Totally unrelated to sugar, these pictures represent some of how I spent my time during 2008. Jeff and I had a lot of time on our hands, having sold our house and quit our jobs in the spring. We spent the rest of the year volunteering and traveling, photographing people, animals and places.
I made friends with a peacock at the "World's Largest Petting Zoo" that we visited during a road trip through the state of Oregon.
I knew nothing about the personality of an Emu until I met this one. It was roaming the grassy fields with its flock when it noticed us stopped in our car with the window down, photographing it. I guess we should have asked him/her permission first. It came right up to the window and stuck its head in the car. I was flattered! It was the most personable bird I have ever met, besides my childhood parakeet, Sunshine.
On a separate trip, we took three weeks to drive from Washington D.C. to the West Coast. On our way, we meandered through beautiful, old-fashioned towns like this one in Red Lodge, Montana.
After visiting friends and exploring amazing towns and little friendly, quaint, farmer's markets in Montana, we decided to visit Glacier National Park. The tiny, steep, dangerous "Road to the Sun" that you drive on was like an amusement park ride. It was so scary and narrow it seemed unreal. On our way back down the road from the summit, we were lucky enough to have a herd of mountain goats cross our path. Believe it or not, this little guy was the baby.
This handsome fella lives just up the street from where I currently reside. His buddies didn't make it into the picture, but they, too, are afraid of visiting the barbershop.

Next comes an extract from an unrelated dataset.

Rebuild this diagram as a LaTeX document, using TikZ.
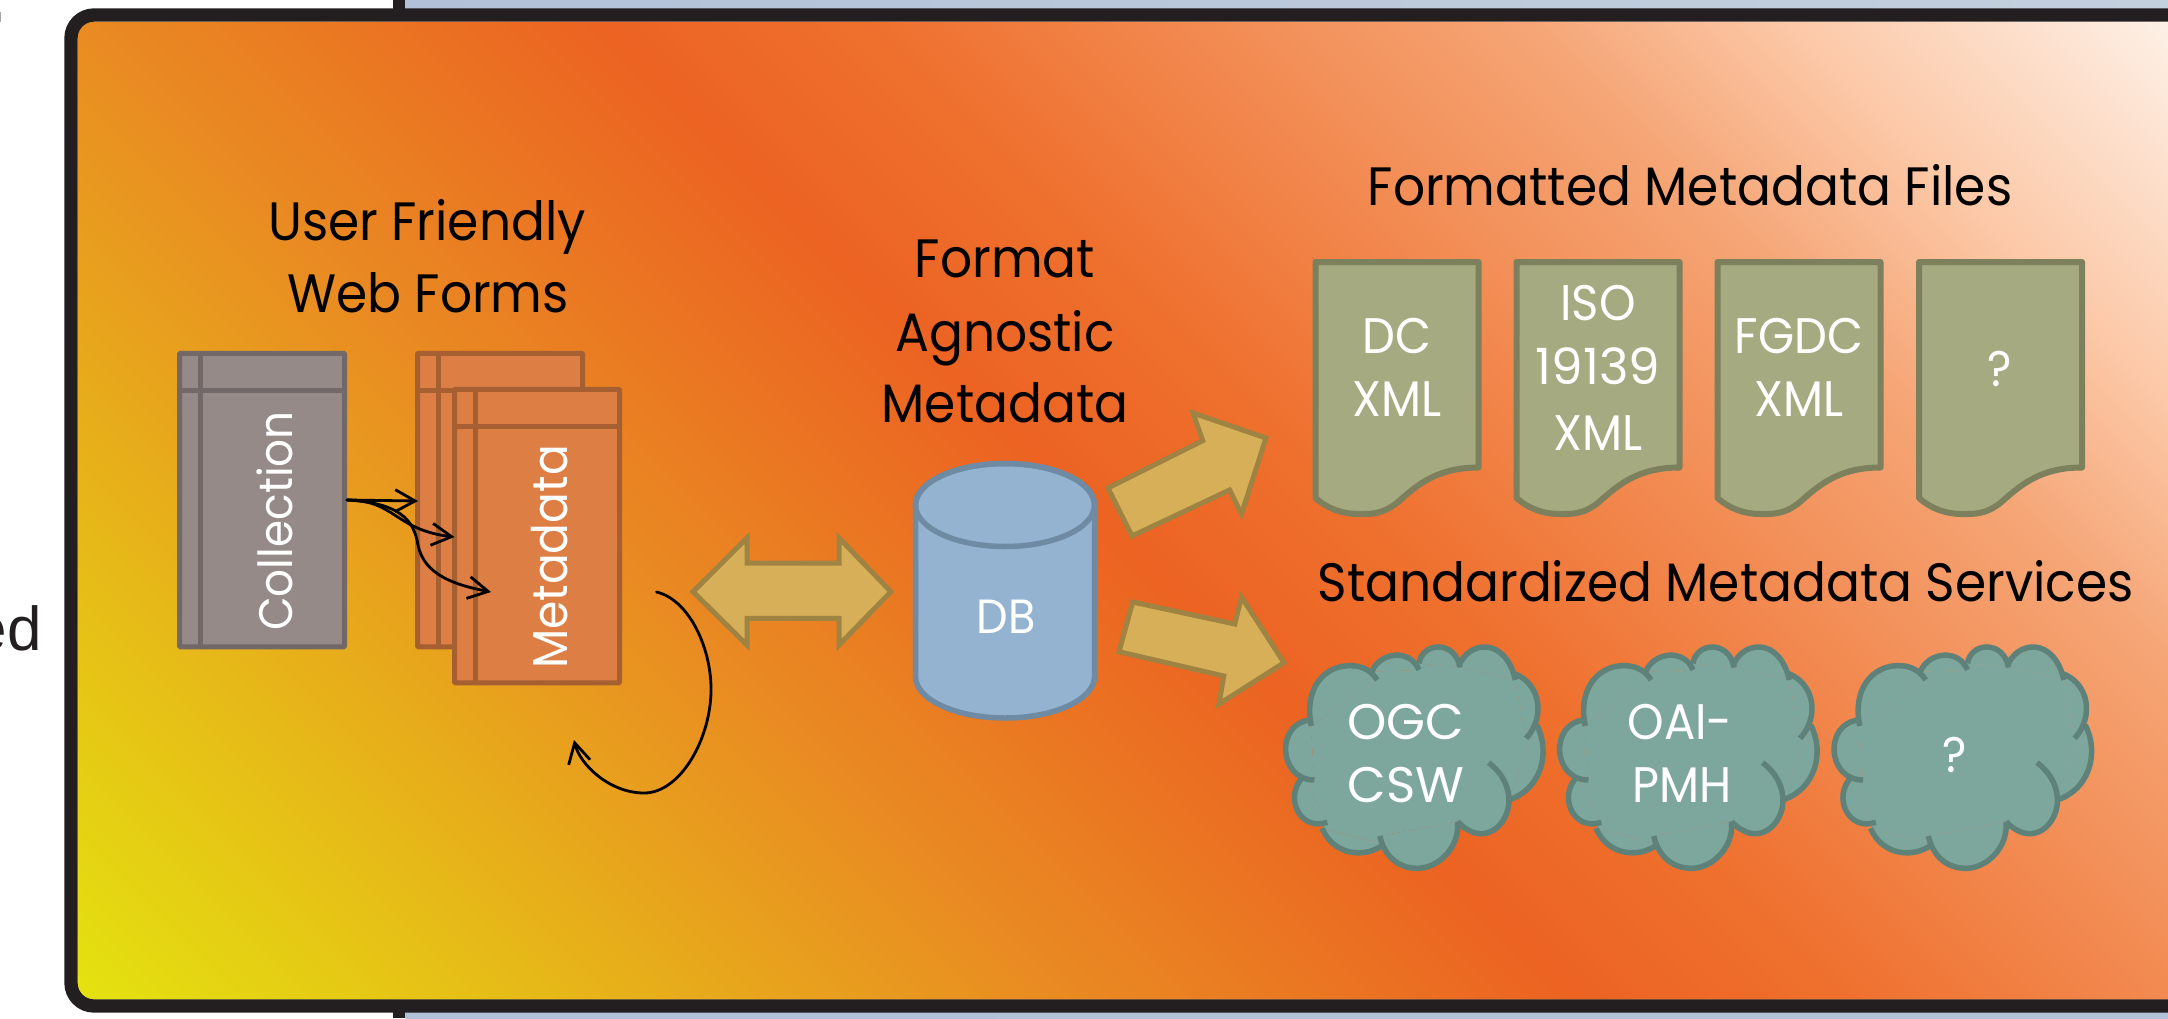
\documentclass[tikz,border=0pt]{standalone}
\usepackage{fontspec}
\usetikzlibrary{arrows.meta}
\setmainfont{Liberation Sans}
\newfontfamily\fut[FakeStretch=0.93]{Poppins}
\newfontfamily\futw[FakeStretch=1.0]{Poppins}
\definecolor{ink}{HTML}{231F20}
\definecolor{stripA}{HTML}{B2C1D8}
\definecolor{stripB}{HTML}{C3D0DE}
\definecolor{grayfill}{HTML}{958A88}
\definecolor{grayline}{HTML}{736868}
\definecolor{orfill}{HTML}{DD7E45}
\definecolor{orline}{HTML}{A55F30}
\definecolor{goldfill}{HTML}{D6AF58}
\definecolor{goldline}{HTML}{9F8342}
\definecolor{dbfill}{HTML}{94B3D0}
\definecolor{dbline}{HTML}{6F8AA3}
\definecolor{docfill}{HTML}{A5AA80}
\definecolor{docline}{HTML}{7C805D}
\definecolor{cloudfill}{HTML}{7DA69C}
\definecolor{cloudline}{HTML}{5E8279}
\pgfdeclarehorizontalshading{panelgrad}{2300bp}{
 rgb(0bp)=(0.894,0.890,0.059);
 rgb(700bp)=(0.914,0.541,0.133);
 rgb(1060bp)=(0.925,0.388,0.133);
 rgb(1250bp)=(0.937,0.440,0.180);
 rgb(1703bp)=(0.961,0.643,0.455);
 rgb(1900bp)=(0.988,0.788,0.659);
 rgb(2164bp)=(0.992,0.941,0.902)}
\tikzset{
 headtext/.style={font=\fut\fontsize{54}{54}\selectfont,text=black,anchor=base,inner sep=0pt},
 lighttext/.style={font=\fut\fontsize{50}{50}\selectfont,text=white,anchor=base,inner sep=0pt},
 widetext/.style={font=\futw\fontsize{50}{50}\selectfont,text=white,anchor=base,inner sep=0pt},
 midtext/.style={font=\fut\fontsize{48}{48}\selectfont,text=white,anchor=base,inner sep=0pt},
 storeg/.style={draw=grayline,fill=grayfill,line width=5pt,rounded corners=1pt,minimum width=165pt,minimum height=293.5pt,inner sep=0pt},
 storeo/.style={draw=orline,fill=orfill,line width=5pt,rounded corners=1pt,minimum width=165pt,minimum height=293.5pt,inner sep=0pt},
 bigarrow/.style={draw=goldline,fill=goldfill,line width=5pt,line join=miter},
 docshape/.style={draw=docline,fill=docfill,line width=6pt,line join=round},
 link/.style={draw=black,line width=2.8pt,line cap=round,-{Straight Barb[length=20pt,width=22pt]}},
}
\newcommand\docat[1]{\begin{scope}[shift={(#1,0)}]
 \path[docshape] (1315.5,262) -- (1478.5,262) -- (1478.5,467.5) .. controls (1438,467.5) and (1418,484) .. (1398,502) .. controls (1382,515) and (1370,514) .. (1358,514) .. controls (1343,514) and (1328,509) .. (1315.5,498) -- cycle;
\end{scope}}
\newcommand\cloudat[1]{\begin{scope}[shift={(#1,620)},x=0.5357pt,y=-0.3333pt]
 \fill[cloudfill] (77,318) -- (200,180) -- (190,155) -- (278,150) -- (278,130) -- (355,142) -- (352,140) -- (458,180) -- (455,160) -- (478,355) -- (498,315) -- (445,540) -- (350,605) -- (205,648) -- (213,672) -- (97,625) -- (107,607) -- (62,470) -- (83,480) -- (75,300) -- cycle;
 \draw[cloudline,fill=cloudfill,line width=5.5pt]
  (77,318) .. controls (62,200) and (105,135) .. (150,137) .. controls (175,137) and (190,155) .. (200,180)
  (190,155) .. controls (205,95) and (262,85) .. (278,150)
  (278,130) .. controls (285,65) and (345,60) .. (355,142)
  (352,140) .. controls (370,60) and (440,50) .. (458,180)
  (455,160) .. controls (505,190) and (515,290) .. (478,355)
  (498,315) .. controls (525,400) and (505,510) .. (445,540)
  (408,428) .. controls (435,460) and (450,510) .. (445,560) .. controls (438,625) and (395,680) .. (350,605)
  (350,605) .. controls (355,680) and (315,745) .. (275,745) .. controls (235,745) and (212,700) .. (205,648)
  (213,672) .. controls (180,715) and (120,710) .. (97,625)
  (107,607) .. controls (55,635) and (25,530) .. (62,470)
  (83,480) .. controls (15,480) and (10,310) .. (75,300);
\end{scope}}
\begin{document}
\begin{tikzpicture}[x=1pt,y=-1pt]
\useasboundingbox (0,0) rectangle (2168,1018);
% strips behind the panel
\fill[left color=stripA,right color=stripB] (405,0) rectangle (2168,12);
\fill[left color=stripA,right color=stripA!90!stripB] (405,1008) rectangle (2168,1018);
\fill[ink] (392.5,0) rectangle (405,12);
\fill[ink] (392.5,1008) rectangle (405,1018);
% text fragments at the left
\begin{scope}
 \clip (0,590) rectangle (60,680);
 \node[anchor=base east,inner sep=0pt,text=ink,font=\fontsize{62}{62}\selectfont] (edfrag) at (42,650) {ed};
\end{scope}
\fill[gray!70] (0,12) rectangle (1.2,22);
% panel
\begin{scope}
 \clip[rounded corners=16pt] (77.5,21.5) rectangle (2230,999.5);
 \node[rotate=45,inner sep=0pt] (panelshade) at (1120,510) {\pgfuseshading{panelgrad}};
\end{scope}
\draw[ink,line width=13.3pt,rounded corners=23pt] (71,15) rectangle (2230,1006);
% headings
\node[headtext] (h1a) at (427,240) {User Friendly};
\node[headtext] (h1b) at (428,312.5) {Web Forms};
\node[headtext] (h2a) at (1005,277) {Format};
\node[headtext] (h2b) at (1005,351) {Agnostic};
\node[headtext] (h2c) at (1005,422.5) {Metadata};
\node[headtext] (h3) at (1690,205) {Formatted Metadata Files};
\node[headtext] (h4) at (1725.5,601) {Standardized Metadata Services};
% storage boxes
\node[storeg] (coll) at (262,500) {};
\draw[grayline,line width=5pt] (200,353) -- (200,646.5) (179.5,390) -- (344.5,390);
\node[storeo] (mback) at (500,500) {};
\draw[orline,line width=5pt] (438,353) -- (438,646.5) (418,390) -- (582.5,390);
\node[storeo] (mfront) at (537,536) {};
\draw[orline,line width=5pt] (475,389.5) -- (475,682.5) (454.5,426.7) -- (619.5,426.7);
\node[rotate=90,anchor=center,inner sep=0pt,text=white,font=\fut\fontsize{47}{47}\selectfont] (colltext) at (275,521) {Collection};
\node[rotate=90,anchor=center,inner sep=0pt,text=white,font=\fut\fontsize{49}{49}\selectfont] (metatext) at (550,557) {Metadata};
% thin arrows
\coordinate (mA) at (418,501);
\coordinate (mB) at (454.5,537);
\coordinate (mC) at (491,592);
\coordinate (loopS) at (656.5,592);
\coordinate (loopE) at (574,740);
\draw[link] (coll.east) -- (mA);
\draw[link] (coll.east) .. controls (395,500) and (395,530) .. (mB);
\draw[link] (coll.east) .. controls (400,503) and (414,520) .. (418,545) .. controls (424,575) and (455,585) .. (mC);
\draw[link] (loopS) .. controls (690,600) and (712,650) .. (711,692) .. controls (710,740) and (680,793) .. (644,793) .. controls (610,793) and (580,765) .. (loopE);
% block arrows
\path[bigarrow] (693,591.7) -- (747,538) -- (747,563) -- (839,563) -- (839,538) -- (891,591.7) -- (839,645) -- (839,618.3) -- (747,618.3) -- (747,645) -- cycle;
\path[bigarrow] (1108,488) -- (1132,536) -- (1229.6,490) -- (1241.5,514) -- (1266,438) -- (1193,413) -- (1202.7,440.7) -- cycle;
\path[bigarrow] (1132.7,602) -- (1234.8,624) -- (1241.5,597) -- (1284,662.7) -- (1219,704) -- (1223.7,676) -- (1119,651.7) -- cycle;
% database
\draw[dbline,fill=dbfill,line width=5.5pt] (915.5,505) -- (915.5,676.5) arc[start angle=180,end angle=360,x radius=89.5pt,y radius=41.5pt] -- (1094.5,505) arc[start angle=0,end angle=180,x radius=89.5pt,y radius=41.5pt] -- cycle;
\draw[dbline,line width=5.5pt] (1005,505) ellipse [x radius=89.5pt,y radius=41.5pt];
\node[midtext] (db) at (1006,633) {DB};
% documents
\docat{0}\docat{201}\docat{402}\docat{603.5}
\node[lighttext] (d1a) at (1397,353) {DC};
\node[lighttext] (d1b) at (1397,416.5) {XML};
\node[lighttext] (d2a) at (1598,320) {ISO};
\node[widetext] (d2b) at (1598,384) {19139};
\node[lighttext] (d2c) at (1598,450) {XML};
\node[lighttext] (d3a) at (1799,353) {FGDC};
\node[lighttext] (d3b) at (1799,416.5) {XML};
\node[lighttext] (d4) at (2000,386) {?};
% clouds
\cloudat{1270}\cloudat{1544}\cloudat{1818.5}
\node[widetext] (c1a) at (1406,739) {OGC};
\node[widetext] (c1b) at (1406,802.5) {CSW};
\node[lighttext] (c2a) at (1680,739) {OAI-};
\node[lighttext] (c2b) at (1682,802.5) {PMH};
\node[lighttext] (c3) at (1954.5,772) {?};
\end{tikzpicture}
\end{document}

I met these kids in Tecate, Mexico during a week-long house-building trip. I was supposed to be helping build a home, but I was truly enamored with the kids. They would wander around the construction site with bright eyes and huge smiles. I started following them around and taking pictures. They loved the attention and I fell in love with them. Every time I told them to "smile" in Spanish, they would get really excited and start screaming. Once I followed them to their "home," a tin shanty with dirt floors and nothing more than a bed, a table and a dresser. It's amazing how little some people have and yet how happy they are.